Silverthorne Route mile 32.5 to waterfall on Route 40: 17.4 miles
Total miles: 1110.6
As we were packing up to start our day, our moose friend from the day before came back out for breakfast, so we watched him for awhile before starting to climb right back up into the mountains again. The Silverthorne route has not been well marked nor maintained, and the trail was particularly scarce and pitted making for difficult travel. Unlike other days where you come to a pass and go down, the trail also just kept going up and up and up. Our pace slowed to nearly a mile an hour, nearly twice as long as usual.
The scenery was spectacular however; as it nearly always is out here in Colorado, and as we neared the top we were treated to 360 degree views and a trail that seemed to look impossible on a mountain fin, was actually some of the easiest trail we hiked all morning. We finally started down, which should have been easy, but as we keep learning on the CDT, easy is generally anything but. Unfortunately for us, it would not be the first time this day we thought things would get easier, and they went the other way.
We arrived at a creek that we couldn’t cross without getting our feet wet, so we stayed on that side of creek following game paths instead of crossing to find the trail. We stopped to eat lunch, and saw a moose and two calves walk out of the woods nearby. Unlike the bull moose on the other side of the river that morning, a cow and two calves 100ft away from us is a much more dangerous situation. While we wanted to observe, we didn’t want to startle the mother who hadn’t seen us yet, so we stood up. She sensed our presence, and quickly retreated back into the woods with her calves in tow.
After lunch, we started up a forest service road to connect back to the official CDT at Jones Pass. Since we’d been moving slower than usual and it had started to snow, we came up with our own alternate route once we got to the pass. Our maps showed we could continue on the road down the north side of the pass, instead of continuing to stay high on the CDT, and then either take a trail or walk Route 40 back up to the trail further north.
When we arrived at Jones Pass, we found the road blocked by a large shelf of snow with a cornice across most of the top. A cornice is a lip on a snow shelf, which is generally unstable- not something you want to walk on. We assessed the situation, and due to the snow still falling out of the sky, continuing on the CDT was a no go. We investigated the snow, and found an area without a cornice that Garrett though looked passable. All of the sudden he disappeared off the side as he glissaded down.
I ventured out to the edge, and did not like what I saw. There was a step down on soft snow, and then a steep pitch of snow to slide down before it became a gentle slope. We’ve crossed sketchier sections of snow before, but for some reason all of the emotions I’d been holding in the last few days bubbled to the surface and I panicked. Garrett looked so far away, and I just felt so ridiculous for thinking I could even attempt this trail with its unofficial slogan, “embrace the brutality” while pregnant. Most of the day I’d been thinking I probably won’t be able to finish, and I really don’t even care about finishing anymore. All I wanted is to have a healthy pregnancy and baby, and the CDT seemed very unimportant.

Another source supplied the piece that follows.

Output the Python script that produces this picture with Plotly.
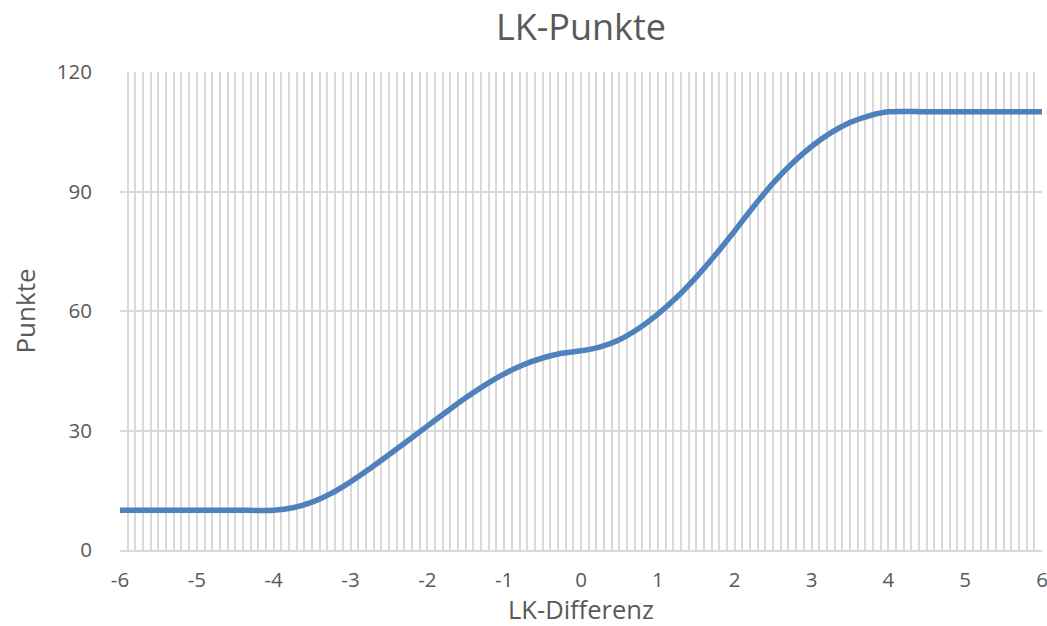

To be going through all of these emotions alone, atop of a snow shelf was not productive. I was crying uncontrollably and hyperventilating, and experienced what I can only describe as a panic attack. I tried to think of anything to come out of it, I normally stay calm and collected during difficult moments in the outdoors, but nothing worked. We had just listened to our favorite podcast, The Trail Show, a few days earlier where one of the hosts described a similar situation she’d been through and now she has a mantra to calm herself down. I told myself that I was safe and I was calm, despite feeling neither, but repeating it over and over eventually brought me back to reason. I took a deep breath, and slid on down. It wasn’t nearly as bad as I though, and soon I was reunited with Garrett.
We hustled down to the road, as we were freezing from standing still so long, and stopped for water and a snack when we warmed up. I didn’t feel great, and was exhausted from the hiking and all the emotions of the day. We talked about it as we followed the road, but were interrupted by a campfire that hadn’t properly been put out at a campsite. Colorado has various levels of fire warnings right now, and the fact that someone had been so careless was frustrating. We stopped and put out the fire, which had been revived from the winds the day had brought. If we were in “CDT: The Video Game” we would have earned a bonus life or gained an extra power!
We continued down the forest road until we hit Route 40. It was 5.5 miles to Berthoud Pass, where we thought we’d be able to find camping in the woods, but I knew I didn’t have enough in me to make it. We debated just hitching into town, but that wouldn’t help us any, so we decided to continue up Route 40 and hoped we’d find a hidden spot off the road with water. The map looked like we’d have success, and we found a spot by a waterfall, which was more than we could have asked for. We settled in for the evening, and decided to see how I felt the next day.